Saturday, September 26, 2009

The Process

Since this is going to be a long trek into the wilderness, I might as well discuss what it is exactly that we are looking for. And since you have taken the time to come with me, you need to be aware of what the future holds. The process of seeking representation is a long, tedious one. One that will require thick skin, patience, hope and a series of distractions as to not physically assault the post man when he isn’t particularly kind to me in his daily deliveries. They say don’t shoot the messenger, but he’s just standing there, letter in hand, delivering me the news. I’m kidding, of course.
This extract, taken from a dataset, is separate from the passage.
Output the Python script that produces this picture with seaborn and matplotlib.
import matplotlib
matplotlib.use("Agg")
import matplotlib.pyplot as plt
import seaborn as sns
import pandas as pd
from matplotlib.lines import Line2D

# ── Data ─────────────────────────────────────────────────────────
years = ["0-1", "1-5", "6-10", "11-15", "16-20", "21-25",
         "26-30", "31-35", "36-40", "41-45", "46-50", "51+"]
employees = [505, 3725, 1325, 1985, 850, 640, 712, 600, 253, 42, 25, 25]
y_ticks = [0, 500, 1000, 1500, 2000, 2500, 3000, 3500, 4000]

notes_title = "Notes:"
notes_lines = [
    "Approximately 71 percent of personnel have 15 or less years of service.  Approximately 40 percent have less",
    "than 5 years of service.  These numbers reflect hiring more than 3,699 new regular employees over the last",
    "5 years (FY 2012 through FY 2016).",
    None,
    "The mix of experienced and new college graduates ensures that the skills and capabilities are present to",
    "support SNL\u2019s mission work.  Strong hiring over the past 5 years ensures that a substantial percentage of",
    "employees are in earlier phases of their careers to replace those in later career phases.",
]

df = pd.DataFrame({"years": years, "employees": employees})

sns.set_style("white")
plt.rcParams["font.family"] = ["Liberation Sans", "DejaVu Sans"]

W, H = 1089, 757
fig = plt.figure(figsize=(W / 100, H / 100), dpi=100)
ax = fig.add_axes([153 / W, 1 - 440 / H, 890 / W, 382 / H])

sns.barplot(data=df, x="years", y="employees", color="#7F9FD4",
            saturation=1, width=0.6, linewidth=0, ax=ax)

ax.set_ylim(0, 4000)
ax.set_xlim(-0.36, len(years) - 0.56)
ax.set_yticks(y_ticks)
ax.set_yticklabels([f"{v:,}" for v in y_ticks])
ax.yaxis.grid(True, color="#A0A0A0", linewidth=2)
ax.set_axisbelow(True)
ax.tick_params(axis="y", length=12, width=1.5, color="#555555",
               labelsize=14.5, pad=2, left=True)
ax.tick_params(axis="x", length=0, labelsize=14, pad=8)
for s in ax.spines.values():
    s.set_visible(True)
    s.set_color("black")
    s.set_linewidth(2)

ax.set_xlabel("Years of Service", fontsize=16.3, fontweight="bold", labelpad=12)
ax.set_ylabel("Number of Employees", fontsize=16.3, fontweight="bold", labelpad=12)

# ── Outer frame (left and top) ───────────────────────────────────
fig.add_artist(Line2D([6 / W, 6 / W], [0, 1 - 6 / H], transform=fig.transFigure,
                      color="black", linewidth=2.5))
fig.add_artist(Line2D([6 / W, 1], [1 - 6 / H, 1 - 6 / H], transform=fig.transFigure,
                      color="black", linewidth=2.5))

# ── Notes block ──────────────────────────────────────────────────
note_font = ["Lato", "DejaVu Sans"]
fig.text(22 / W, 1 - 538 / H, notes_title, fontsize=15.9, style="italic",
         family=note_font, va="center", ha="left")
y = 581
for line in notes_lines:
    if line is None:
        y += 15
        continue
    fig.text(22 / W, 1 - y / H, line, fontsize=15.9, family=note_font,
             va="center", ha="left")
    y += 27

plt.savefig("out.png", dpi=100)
The first step is to create a query letter. If you are not familiar with this term, let me enlighten you. For someone who has spent the time, effort, and research into writing a 300 page novel, it is the scariest thing imaginable. It is your pitch. Your one shot. It is one page that describes why an agent should waste their time on you and your manuscript. It consists of an introduction paragraph, the pitch (something similar to what would appear on the jacket cover of the book when published), a little bit about you (particular daunting if you have no previous writing to mention, contests you’ve won, or a degree that has remote chance of sparking their interest), a thanks for reading, and the end. You must “wow” them in order to reach step two. From my research, this is where a large percentage of your letters will stop. Pollyanna attitude says, “If they weren’t impressed, they are not the agent for me. I will continue to search for the one that believes in my idea and will join me on the path to deliver the book to the world.”
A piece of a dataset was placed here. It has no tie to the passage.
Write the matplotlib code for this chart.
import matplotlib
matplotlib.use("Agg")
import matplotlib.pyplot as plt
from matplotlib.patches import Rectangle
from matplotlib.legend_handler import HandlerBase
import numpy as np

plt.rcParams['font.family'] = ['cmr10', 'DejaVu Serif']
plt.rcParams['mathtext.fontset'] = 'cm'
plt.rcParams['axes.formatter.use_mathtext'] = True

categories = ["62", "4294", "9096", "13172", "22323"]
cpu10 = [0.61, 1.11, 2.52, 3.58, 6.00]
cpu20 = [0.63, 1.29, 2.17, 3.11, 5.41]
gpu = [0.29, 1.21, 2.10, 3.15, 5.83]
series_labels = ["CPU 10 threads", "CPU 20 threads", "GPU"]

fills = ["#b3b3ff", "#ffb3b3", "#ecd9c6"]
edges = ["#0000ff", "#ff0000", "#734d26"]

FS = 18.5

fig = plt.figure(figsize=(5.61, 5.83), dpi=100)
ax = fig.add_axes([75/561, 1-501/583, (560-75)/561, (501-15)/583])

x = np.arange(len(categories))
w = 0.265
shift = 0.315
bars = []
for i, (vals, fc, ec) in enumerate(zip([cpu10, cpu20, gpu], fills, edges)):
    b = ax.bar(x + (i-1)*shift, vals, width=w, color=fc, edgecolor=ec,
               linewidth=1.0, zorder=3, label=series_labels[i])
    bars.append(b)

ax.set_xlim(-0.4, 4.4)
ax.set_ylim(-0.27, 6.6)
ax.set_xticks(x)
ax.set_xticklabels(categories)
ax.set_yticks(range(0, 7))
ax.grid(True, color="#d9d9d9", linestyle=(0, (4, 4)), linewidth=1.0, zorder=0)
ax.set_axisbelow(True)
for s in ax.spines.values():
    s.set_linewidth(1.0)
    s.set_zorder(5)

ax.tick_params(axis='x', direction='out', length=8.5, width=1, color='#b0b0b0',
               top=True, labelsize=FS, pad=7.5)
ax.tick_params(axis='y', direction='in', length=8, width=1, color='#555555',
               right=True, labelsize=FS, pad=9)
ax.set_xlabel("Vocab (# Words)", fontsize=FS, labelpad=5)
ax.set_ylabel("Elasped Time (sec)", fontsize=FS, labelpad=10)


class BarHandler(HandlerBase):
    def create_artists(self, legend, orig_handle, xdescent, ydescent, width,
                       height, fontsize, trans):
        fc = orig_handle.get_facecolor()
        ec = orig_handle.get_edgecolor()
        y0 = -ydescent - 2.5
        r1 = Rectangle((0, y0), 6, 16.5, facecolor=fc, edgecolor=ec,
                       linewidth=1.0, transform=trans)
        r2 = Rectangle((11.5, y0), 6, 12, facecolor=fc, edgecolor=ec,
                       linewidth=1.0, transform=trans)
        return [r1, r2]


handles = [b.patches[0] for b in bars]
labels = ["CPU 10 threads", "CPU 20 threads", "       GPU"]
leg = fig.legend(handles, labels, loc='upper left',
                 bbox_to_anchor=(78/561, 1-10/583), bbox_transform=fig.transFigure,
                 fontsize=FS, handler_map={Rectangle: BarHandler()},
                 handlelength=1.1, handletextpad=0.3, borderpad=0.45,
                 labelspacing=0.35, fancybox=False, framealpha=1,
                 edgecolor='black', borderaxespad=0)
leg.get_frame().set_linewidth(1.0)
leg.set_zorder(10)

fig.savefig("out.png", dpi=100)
Step two is a request for a partial. The agent read the query letter and either was really impressed, having a slow day (unlikely, I’ve heard of agents going through over 100 query letters in a week), or a momentary lack of judgment; and then requested that you send her more pages. Some want the first 30 or 50 pages, others first three chapters and a synopsis, or any combination of things depending on their personal style. You’re foot is in the door, but you haven’t been asked to sit down; you are just kind of gawking at them awkwardly waiting, waiting on the nod or the shaking of the head. And you may be waiting a while.

Step three is a request for a full. The agent read the partial pages submitted, and asked that you send her the whole thing. This was that nod you were waiting on. This is big. She has asked that you sit down, but don’t get too comfortable. She may need that chair in case something better walks in. She is not committed to you, and you can very easily get a “no’ at this stage as quickly as you could at any other. And from what I hear and can only imagine, this is the most painful no. They read it; can’t just blame it on a poorly written query letter – it was the book that turned them off.
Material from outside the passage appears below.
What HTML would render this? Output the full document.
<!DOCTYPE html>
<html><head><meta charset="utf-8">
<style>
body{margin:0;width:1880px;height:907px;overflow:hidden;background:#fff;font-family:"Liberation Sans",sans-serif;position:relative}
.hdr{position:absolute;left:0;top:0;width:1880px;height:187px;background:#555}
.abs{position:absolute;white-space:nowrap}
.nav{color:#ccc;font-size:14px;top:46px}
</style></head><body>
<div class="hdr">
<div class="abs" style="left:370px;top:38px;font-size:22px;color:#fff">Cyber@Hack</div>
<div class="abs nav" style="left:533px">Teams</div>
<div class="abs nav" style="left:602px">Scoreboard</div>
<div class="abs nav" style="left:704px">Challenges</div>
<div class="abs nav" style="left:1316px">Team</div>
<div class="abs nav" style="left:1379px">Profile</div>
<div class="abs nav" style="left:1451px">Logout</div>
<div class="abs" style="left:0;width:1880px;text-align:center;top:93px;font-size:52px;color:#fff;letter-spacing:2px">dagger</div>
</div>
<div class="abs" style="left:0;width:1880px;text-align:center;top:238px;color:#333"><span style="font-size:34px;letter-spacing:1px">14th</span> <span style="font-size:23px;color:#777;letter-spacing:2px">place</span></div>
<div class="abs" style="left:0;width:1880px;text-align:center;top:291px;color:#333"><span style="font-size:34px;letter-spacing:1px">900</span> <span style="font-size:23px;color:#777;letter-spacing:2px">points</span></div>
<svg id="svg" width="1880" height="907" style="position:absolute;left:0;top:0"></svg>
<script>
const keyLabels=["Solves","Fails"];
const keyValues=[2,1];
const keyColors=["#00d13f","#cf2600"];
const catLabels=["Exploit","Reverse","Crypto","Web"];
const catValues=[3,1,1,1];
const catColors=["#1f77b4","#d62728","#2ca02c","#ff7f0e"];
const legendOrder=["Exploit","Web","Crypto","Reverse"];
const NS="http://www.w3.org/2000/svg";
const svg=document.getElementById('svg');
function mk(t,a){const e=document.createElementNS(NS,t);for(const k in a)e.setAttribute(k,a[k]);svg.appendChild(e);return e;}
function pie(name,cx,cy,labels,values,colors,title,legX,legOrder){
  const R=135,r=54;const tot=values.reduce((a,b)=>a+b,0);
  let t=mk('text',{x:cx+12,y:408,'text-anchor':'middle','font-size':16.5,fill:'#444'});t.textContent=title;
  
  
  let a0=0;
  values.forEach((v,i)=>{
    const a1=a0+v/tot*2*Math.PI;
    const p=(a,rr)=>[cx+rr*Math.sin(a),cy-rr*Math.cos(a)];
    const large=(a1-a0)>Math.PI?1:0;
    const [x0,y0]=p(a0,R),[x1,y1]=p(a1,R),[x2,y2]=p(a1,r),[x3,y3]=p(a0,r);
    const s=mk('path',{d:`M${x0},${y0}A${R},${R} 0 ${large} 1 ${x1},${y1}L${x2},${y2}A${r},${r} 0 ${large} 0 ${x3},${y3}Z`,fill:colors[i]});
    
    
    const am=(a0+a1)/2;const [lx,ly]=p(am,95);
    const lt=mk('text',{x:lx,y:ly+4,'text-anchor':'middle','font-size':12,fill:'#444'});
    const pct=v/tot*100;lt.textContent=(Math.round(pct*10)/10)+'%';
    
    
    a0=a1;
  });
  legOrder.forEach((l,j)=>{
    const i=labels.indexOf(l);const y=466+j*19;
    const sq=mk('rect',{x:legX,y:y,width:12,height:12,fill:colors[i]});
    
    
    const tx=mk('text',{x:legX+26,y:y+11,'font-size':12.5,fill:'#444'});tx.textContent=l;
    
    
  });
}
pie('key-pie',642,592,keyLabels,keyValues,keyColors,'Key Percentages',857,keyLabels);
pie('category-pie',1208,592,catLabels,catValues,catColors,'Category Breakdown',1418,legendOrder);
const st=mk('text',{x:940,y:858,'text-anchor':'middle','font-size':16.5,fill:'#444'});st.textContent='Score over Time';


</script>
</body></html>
Step four; yea, let’s give it a shot. She liked it! She wants to sell it, and she sees potential. Doesn’t mean a publisher will, but now someone else believes in you. Exhale for a brief moment; this is a proud moment. Book is not on the shelves, but you now actually have a real shot of seeing it happen. She will walk you through the steps from here, not me. I have no idea… I’m still on step one.

1 comment:

  1. Another way is to write your pitch first, the perfect query letter for a most remarkable and marketable novel. Then design the book to fit the pitch.

    I had the query tagline in place before I started writing my most recent novel. I don't really know if trick this worked, but the book did and it sold.